Let's jump down now to verse 50. Jesus cried out again with a loud voice and yielded up his spirit. And then behold the veil. That's the same curtain. This 30-foot wide curtain, 60 feet tall, four inches thick. How does a curtain that's four inches thick get torn? It's a miracle. Well, Christ did so many miracles when he was alive. Wouldn't it make sense there'd be miracles happening at his death? So the earthquake happened. Rocks were split. That temple, the veil, so let's go back to verse 51, the veil of the temple was torn in two.
It wasn't just like a little tear. Top to bottom. Four inches thick of fabric, 60 feet of fabric torn at the moment of Christ's death. That's amazing. Now I was talking with my wife. I almost got a curtain. I was going to try to tear it. I thought, boy, I'd be really foolish if I couldn't tear it on on stage. It just also might have been a little awkward. But imagine a curtain being torn that's that big, that thick at that moment. Then there's the earthquake. Rocks were split. Graves were opened.
Many bodies of the saints who had fallen asleep were raised coming out of the graves after his resurrection, and they went into the holy city and appeared to many. A little side note, Acts chapter 6 verse 7, if you'd want to look at it, many priests became converted in the early New Testament church.
How many priests would have seen that temple curtain split and then say, hmm, there just might be something with that. Maybe I should look into this a little bit more. We don't know. So that was point number two. Point number three, the open door. And here's the exciting, really great part of Passover for us. Hebrews chapter 9 and verse, or chapter 10, sorry, Hebrews chapter 10. We'll start in verse 19.

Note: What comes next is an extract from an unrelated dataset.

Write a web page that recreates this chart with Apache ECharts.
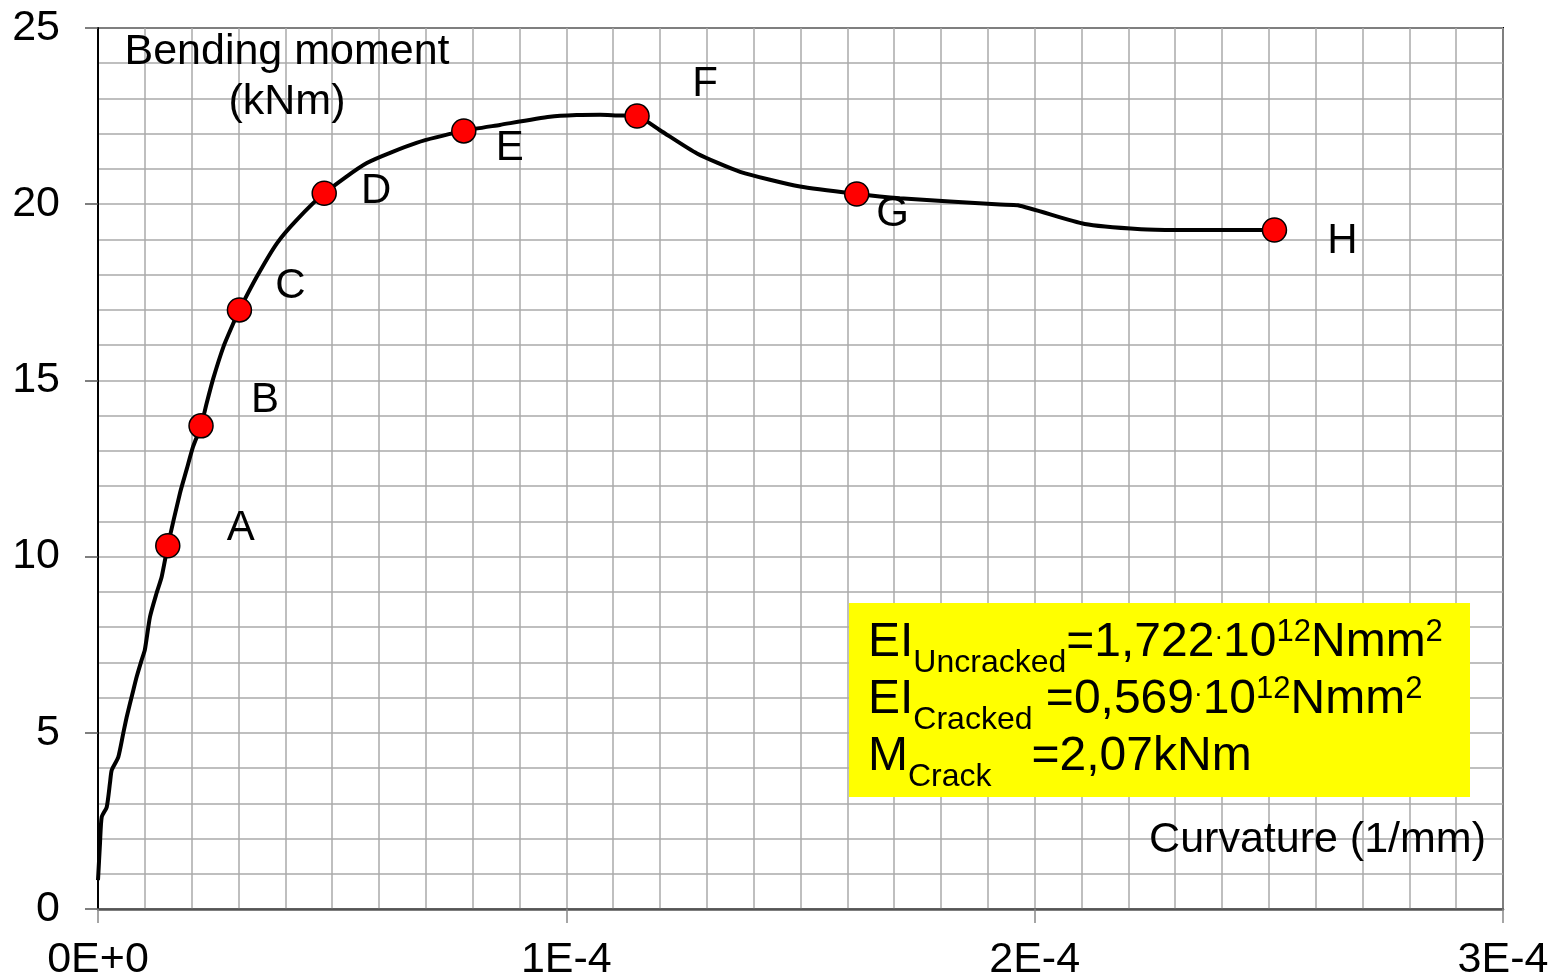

So Hebrews chapter 10 and verse 19. Now remember, the Holy of Holies was not accessible to anybody throughout the year, although they could go in once but not come out, only the high priest one time per year at atonement. What would the high priest do with atonement? He would bring in the blood from a bowl and a ram. So there was blood involved. The high priest could go into the Holy of Holies. And he was a little bit scared. One of the commentaries I read said, the high priest had this long list of instructions for what they had to do and what they had to wear and how everything had to be just right. And it was with a little trepidation, maybe, that they would go behind that veil or that curtain on the day of atonement. And so to counter that, how many times are we told to go boldly into and before the throne of God? So Hebrews 4 talks about go boldly to the throne of mercy. But this is another way that it said in Hebrews chapter 10, and let's start in verse 19.
Therefore, brethren, having boldness to enter the holiest. So this is signifying we can be bold now to go into the holiest, the Holy of Holies. And how can we go there? Is it the blood of rams and calves? No, it's by the blood of Jesus Christ by a new and living way which He consecrated for us through that veil, through that curtain. Christ's death rent that curtain four inches thick, 60 feet tall, torn in half, to now open and provide access for each of us to the very throne of God.
He consecrated for us through the veil that is His flesh and having a high priest over the house of God. Let us draw near with a true heart and full assurance of faith, having our hearts sprinkled from an evil conscience and our bodies washed with pure water. So the exciting news that isn't a surprise for any of us, but it's nice to be reminded. The Holy of Holies before Christ's death, off limits. Under construction sign, don't go and cannot pass go. Do not get $200. There's no way to go into the Holy of Holies. At Christ's death, a curtain that was four inches thick was torn in two. And with Christ as our high priest, the blood of Jesus Christ, we now can access the very throne of God directly. Now, we've probably, many of the older people here, let's say, have played the telephone game. This is a game we played at camp northwest a while back. And you say something to somebody and each person has to say it to somebody else. By the time it makes its way around the circle, nobody got even close to what was said at first. Well, in a way, there used to be like a translator of the telephone game was the high priest was the intermediary. Now there's no intermediary. The carpet or the curtain is torn. We have access boldly to go directly to the throne of God. When Christ says, asking my name, Christ is there at God's right hand saying, asking my name, the veil's open. You have entrance to then access and talk directly with God. Spurgeon has a quote, for believers the veil is not rolled up, but it's rent or it's torn. The veil wasn't unhooked and carefully folded up and put away. The divine hand took it and tore it from top to bottom. It can never be hung up again. That's impossible. Between those who are in Christ Jesus and the great God, there will never be another separation.
A little side note, it's with this context and just a few more verses is the often quoted verse of, don't forsake the assembling of ourselves together as a manner of some but exhort one another. So we should be exhorting one another when we meet, when we visit, and we can have it with this context of what a special, amazing blessing we have that that 60-foot, four-inch curtain was completely torn. So it is good for us to be eating up to leavening now, not later, preparing to de-leaven and examine ourselves, but I encourage us to focus on the real reason of Passover. It's Christ's sacrifice is our Passover lamb. We can ask for a deeper understanding and appreciation of what that means, and as you read these verses over the next few weeks, consider the curtain, the veil. How in Old Testament times it was a barrier. It was a barrier that separated everybody from the throne of God, with the exception of the high priest one time a year. Consider the tear. Christ's absolute sacrifice and at his death, the miracle, with one miracle being the huge tearing of that curtain. And then also know that we can now boldly enter through the open door.